In the news recently we've seen many examples of kids being bullied in school for a number of reasons. Many of these bullying cases center around perceived sexual orientation issues.
Rod has been updating us on his blog about Jaheem Herrera and Carl Joseph Walker Hoover. Oprah Wednesday show this week featues two moms of kids who committed suicide due to being bullied. My friend Noel listed a book event about the emotional lives of teen boys, which triggered me to write this blog.
Having worked in schools and with students for a few years, I can tell you first-hand that parents are the first to be in denial about any behavioral concerns teachers/administrators bring up about their kids. They don't want to believe their kids have the potential to be bullies, liars, thiefs, physical abusers, blackmailers, or ill-mannered when presented with specific examples or observatioons of this behavior in school. Of course we're not talking about ALL kids, but then again parents don't see their kids ALL day.
And this is in "ideal" situations, where teachers/administrators actually intervene when presented with information about bullies. Most teachers sadly look the other way when it comes to bullying, behavior which is often rooted in sexual orientation, race, class, intelligence, or gender issues that kids can't comprehend or process on their own.
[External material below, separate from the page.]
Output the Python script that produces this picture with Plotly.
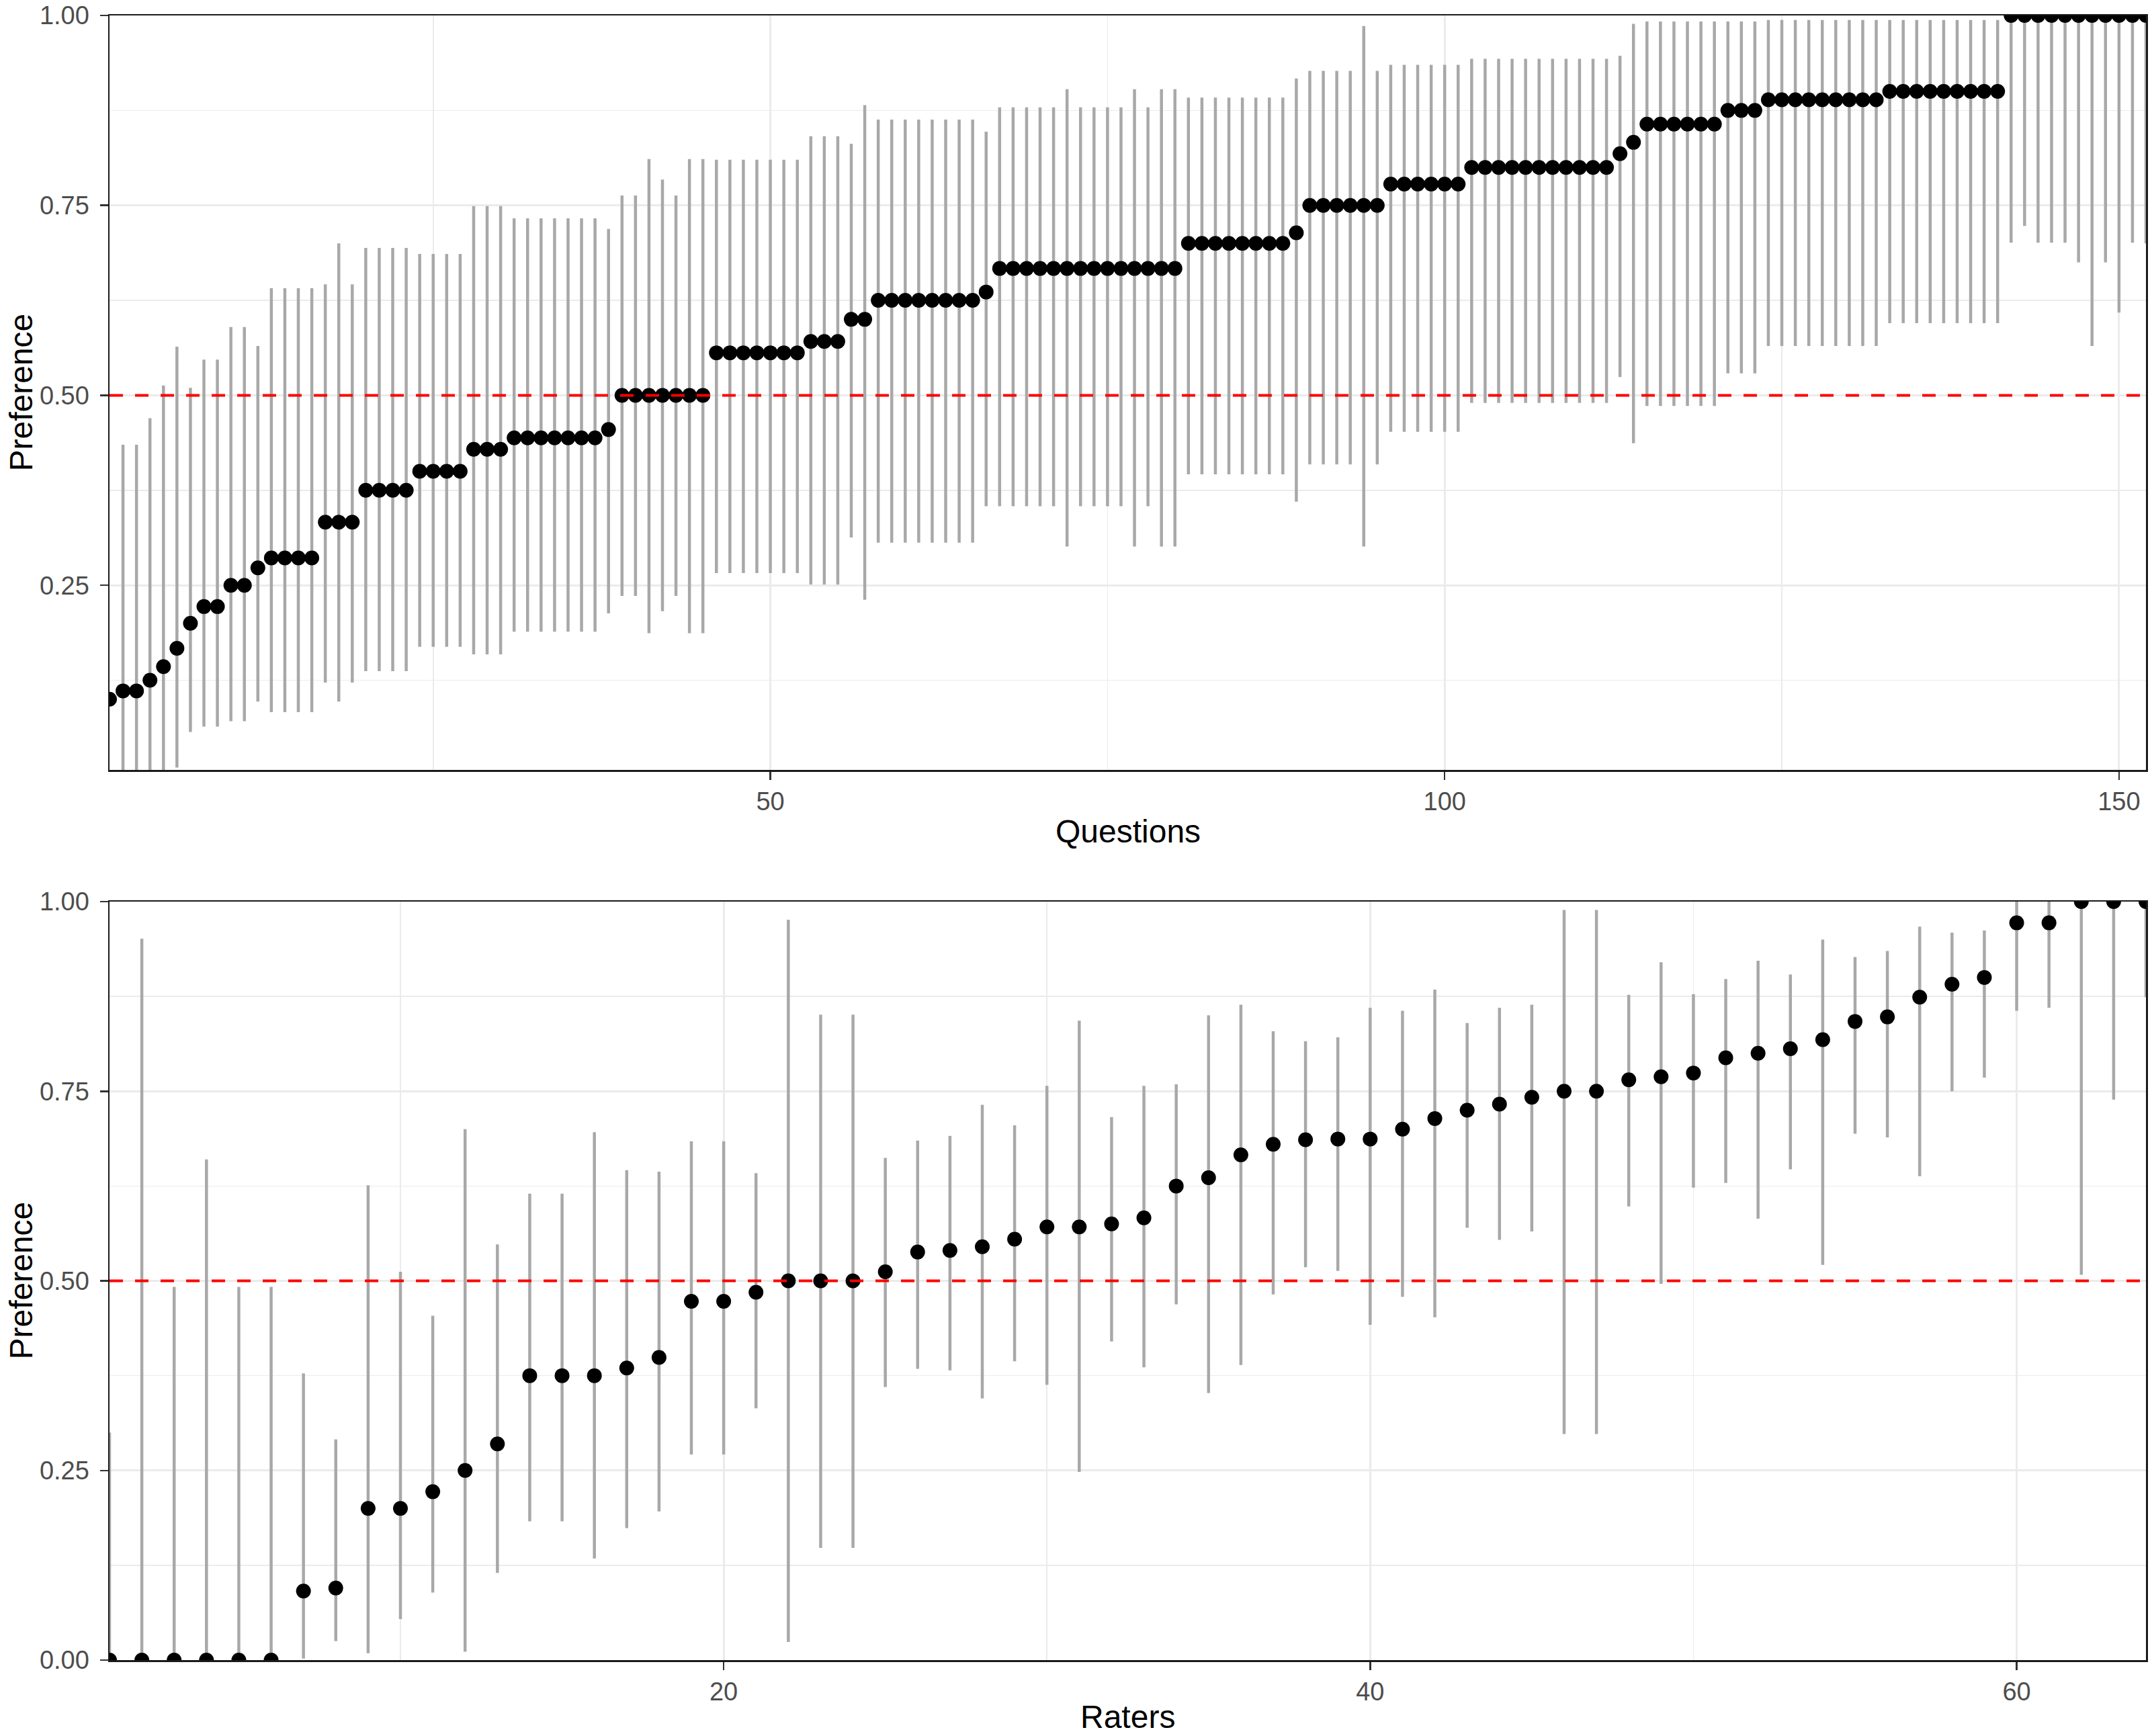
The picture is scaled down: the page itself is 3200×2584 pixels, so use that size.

If you (or a close relative) get presented with this information, please take it seriously and have a series of conversations/interventions with your little one. There are some good tips at the government's Stop Bullying Now site. Often, I've seen parents get defensive and feel guilty over what they perceive to be a judgment on their parenting skills. Or, they say things like "Tell the other kid to fight back then...," or "Boys will be boys..." We all know violence isn't a solution to solving relationship problems. We all know enforcing gender roles isn't a solution to how kids should get along.
Sharing the information about your child's behavior isn't a judgment on your parenting skills... only you can assess what you've done/not done. But how parents choose to move forward once presented with information is within their control.